Under most BYOD regimes, employees get to choose the phone, the carrier, the apps, the Wi-Fi networks to connect to and more — and the costs and security resulting from those often careless or ill-informed choices are IT’s problem.

It’s time to change this rotten deal. Instead of a free-for-all on the employee side and a stacked deck for IT, companies should stipulate that if employees want to use their own devices, they must use Google Fi.

Employees should be required to turn on the all-VPN, all-the-time feature of Google Fi, for added security (the cellular VPN is optional; the Wi-Fi VPN is both more valuable and also the default setting).

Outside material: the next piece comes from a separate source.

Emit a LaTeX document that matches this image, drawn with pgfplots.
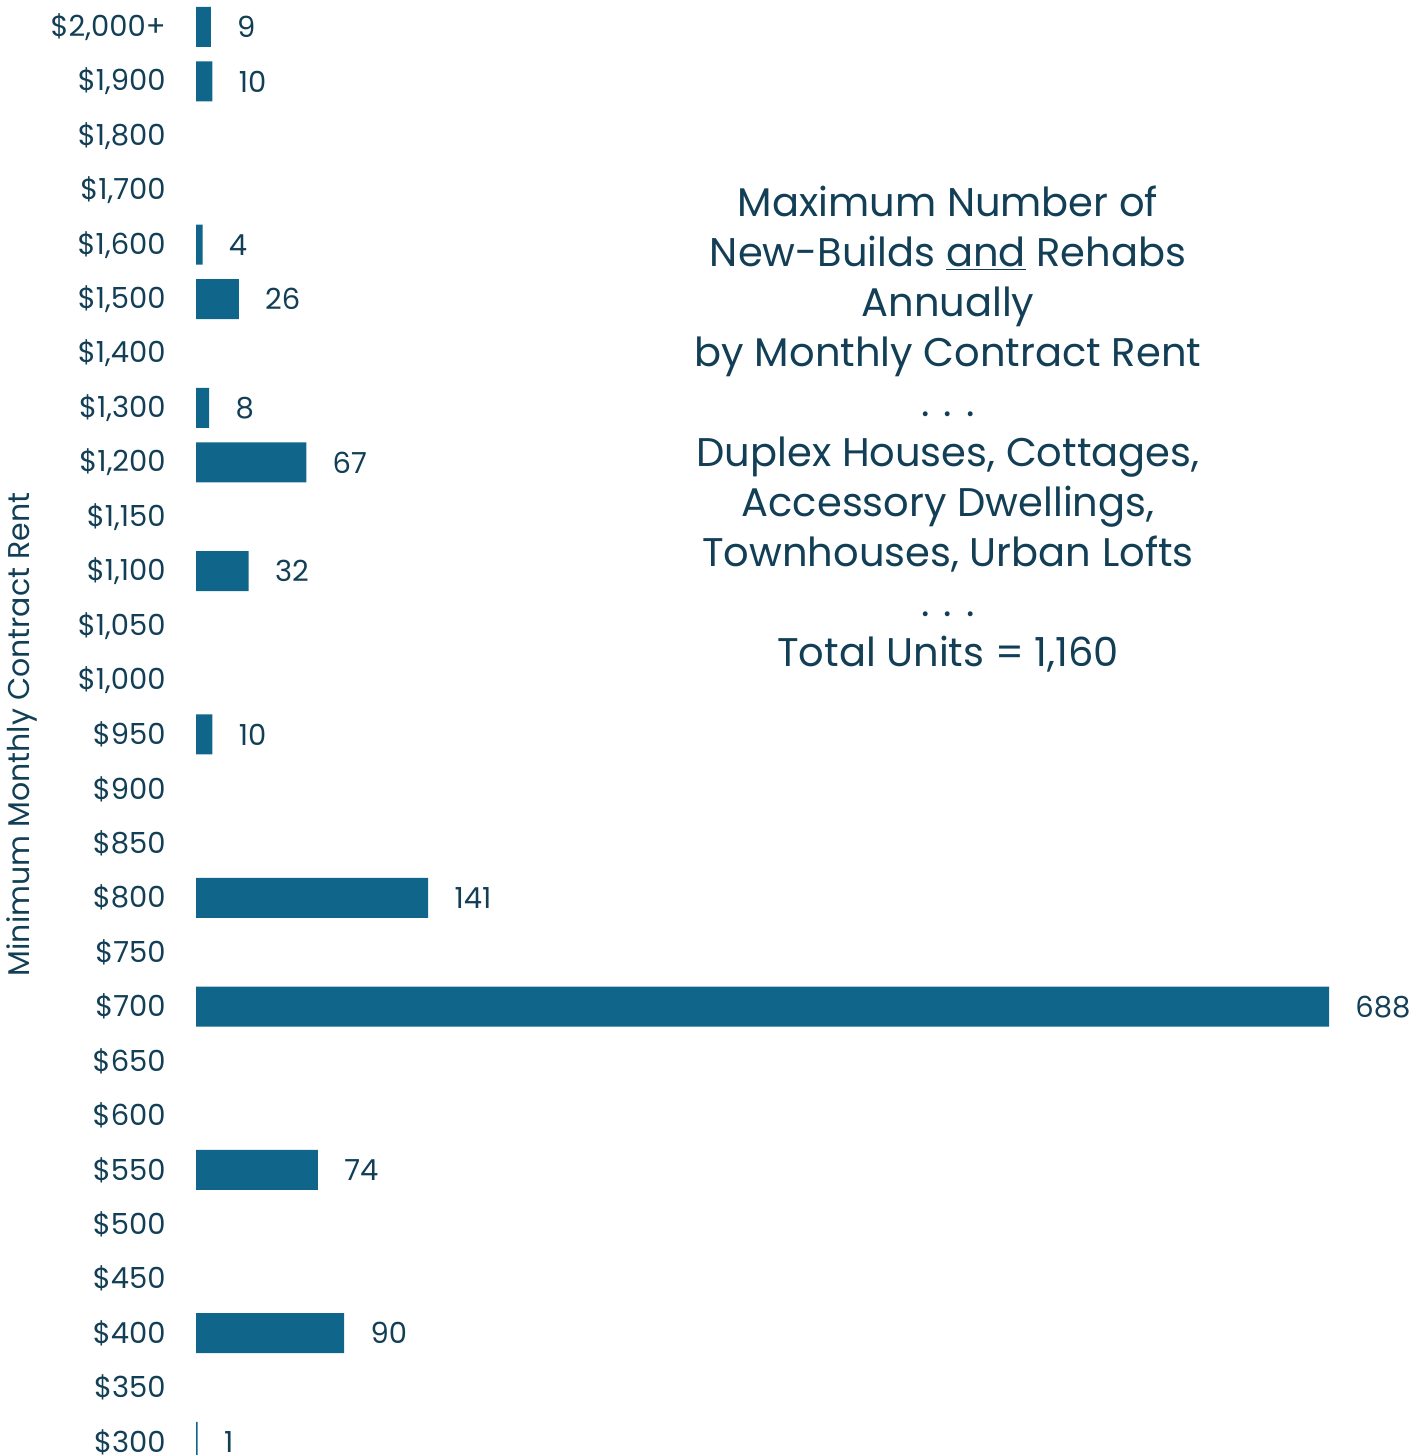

Google Fi will give domestic traveling executives the best coverage wherever they go because of the automatic switching between three carriers and Wi-Fi. And it provides international traveling executives easier and better data performance while abroad, plus a secure Wi-Fi hotspot to connect to wherever they go.

Google Fi will greatly reduce costs by putting the burden of managing those costs on employees. Instead of a free-for-all, where employees choose their carrier’s overpriced and underperforming international roaming plans (and then expense those costs to the company), employees will have to either justify why they’re opting out of Google’s bill protection and paying $10 per gig for 200GB of data for watching YouTube and Netflix — or they’ll have to manage their data use to avoid throttling under the bill protection plan.

Google — not IT — handles the VPN. Employees — not IT — manage the costs.

Every BYOD request should be a negotiated settlement, where the employee agrees to use Google Fi and in exchange the company agrees to allow access to the company network and the apps that employees need to do their jobs.

This arrangement doesn’t solve all problems. For example, employees will still install malware apps. But it’s something.

This idea wasn’t desirable or feasible until very recently, when Google expanded to all-the-time VPN support and widened support to 97 smartphone models.

But now that it has, it’s time for businesses to get a little help with BYOD programs, courtesy of Google.